§ **Data shown**
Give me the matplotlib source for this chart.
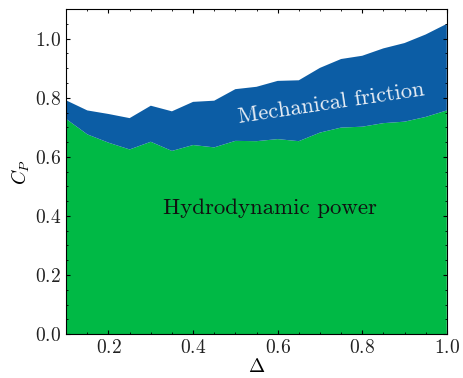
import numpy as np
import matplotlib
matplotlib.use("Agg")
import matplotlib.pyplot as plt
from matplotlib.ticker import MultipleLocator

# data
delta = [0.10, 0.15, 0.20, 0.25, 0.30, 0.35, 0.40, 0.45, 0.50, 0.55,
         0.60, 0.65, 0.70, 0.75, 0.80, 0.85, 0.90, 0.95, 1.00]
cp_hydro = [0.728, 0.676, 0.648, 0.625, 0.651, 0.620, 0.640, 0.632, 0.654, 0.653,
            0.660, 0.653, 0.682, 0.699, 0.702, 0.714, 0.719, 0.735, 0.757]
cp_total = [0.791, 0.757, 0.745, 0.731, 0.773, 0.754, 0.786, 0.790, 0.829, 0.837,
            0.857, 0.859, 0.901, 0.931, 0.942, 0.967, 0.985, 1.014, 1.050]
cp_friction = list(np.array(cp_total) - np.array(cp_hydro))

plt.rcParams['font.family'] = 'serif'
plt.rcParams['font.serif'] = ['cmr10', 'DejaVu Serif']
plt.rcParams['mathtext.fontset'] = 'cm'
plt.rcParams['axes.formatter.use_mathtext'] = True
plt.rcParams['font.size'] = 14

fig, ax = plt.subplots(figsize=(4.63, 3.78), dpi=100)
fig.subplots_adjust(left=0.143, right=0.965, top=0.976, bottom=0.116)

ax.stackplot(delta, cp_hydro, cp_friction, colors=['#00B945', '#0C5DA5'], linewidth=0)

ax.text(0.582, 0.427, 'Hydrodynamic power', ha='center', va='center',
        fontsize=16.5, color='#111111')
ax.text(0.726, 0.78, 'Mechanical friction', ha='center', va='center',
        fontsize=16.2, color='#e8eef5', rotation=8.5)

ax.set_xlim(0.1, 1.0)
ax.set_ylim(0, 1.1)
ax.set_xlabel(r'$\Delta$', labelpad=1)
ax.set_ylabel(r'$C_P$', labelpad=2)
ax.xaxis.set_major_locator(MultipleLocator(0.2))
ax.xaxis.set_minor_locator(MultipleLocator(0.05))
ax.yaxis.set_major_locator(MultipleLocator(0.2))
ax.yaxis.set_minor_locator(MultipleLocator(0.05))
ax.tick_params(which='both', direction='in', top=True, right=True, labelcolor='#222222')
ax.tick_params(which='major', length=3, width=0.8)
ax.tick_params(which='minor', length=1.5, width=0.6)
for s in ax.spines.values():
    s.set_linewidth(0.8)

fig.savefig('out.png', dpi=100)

§ **Short task**
All the lines above are to be given again exactly as they read, with the pictures removed.

§ **Answer in full**
Give me the matplotlib source for this chart.
import numpy as np
import matplotlib
matplotlib.use("Agg")
import matplotlib.pyplot as plt
from matplotlib.ticker import MultipleLocator

# data
delta = [0.10, 0.15, 0.20, 0.25, 0.30, 0.35, 0.40, 0.45, 0.50, 0.55,
         0.60, 0.65, 0.70, 0.75, 0.80, 0.85, 0.90, 0.95, 1.00]
cp_hydro = [0.728, 0.676, 0.648, 0.625, 0.651, 0.620, 0.640, 0.632, 0.654, 0.653,
            0.660, 0.653, 0.682, 0.699, 0.702, 0.714, 0.719, 0.735, 0.757]
cp_total = [0.791, 0.757, 0.745, 0.731, 0.773, 0.754, 0.786, 0.790, 0.829, 0.837,
            0.857, 0.859, 0.901, 0.931, 0.942, 0.967, 0.985, 1.014, 1.050]
cp_friction = list(np.array(cp_total) - np.array(cp_hydro))

plt.rcParams['font.family'] = 'serif'
plt.rcParams['font.serif'] = ['cmr10', 'DejaVu Serif']
plt.rcParams['mathtext.fontset'] = 'cm'
plt.rcParams['axes.formatter.use_mathtext'] = True
plt.rcParams['font.size'] = 14

fig, ax = plt.subplots(figsize=(4.63, 3.78), dpi=100)
fig.subplots_adjust(left=0.143, right=0.965, top=0.976, bottom=0.116)

ax.stackplot(delta, cp_hydro, cp_friction, colors=['#00B945', '#0C5DA5'], linewidth=0)

ax.text(0.582, 0.427, 'Hydrodynamic power', ha='center', va='center',
        fontsize=16.5, color='#111111')
ax.text(0.726, 0.78, 'Mechanical friction', ha='center', va='center',
        fontsize=16.2, color='#e8eef5', rotation=8.5)

ax.set_xlim(0.1, 1.0)
ax.set_ylim(0, 1.1)
ax.set_xlabel(r'$\Delta$', labelpad=1)
ax.set_ylabel(r'$C_P$', labelpad=2)
ax.xaxis.set_major_locator(MultipleLocator(0.2))
ax.xaxis.set_minor_locator(MultipleLocator(0.05))
ax.yaxis.set_major_locator(MultipleLocator(0.2))
ax.yaxis.set_minor_locator(MultipleLocator(0.05))
ax.tick_params(which='both', direction='in', top=True, right=True, labelcolor='#222222')
ax.tick_params(which='major', length=3, width=0.8)
ax.tick_params(which='minor', length=1.5, width=0.6)
for s in ax.spines.values():
    s.set_linewidth(0.8)

fig.savefig('out.png', dpi=100)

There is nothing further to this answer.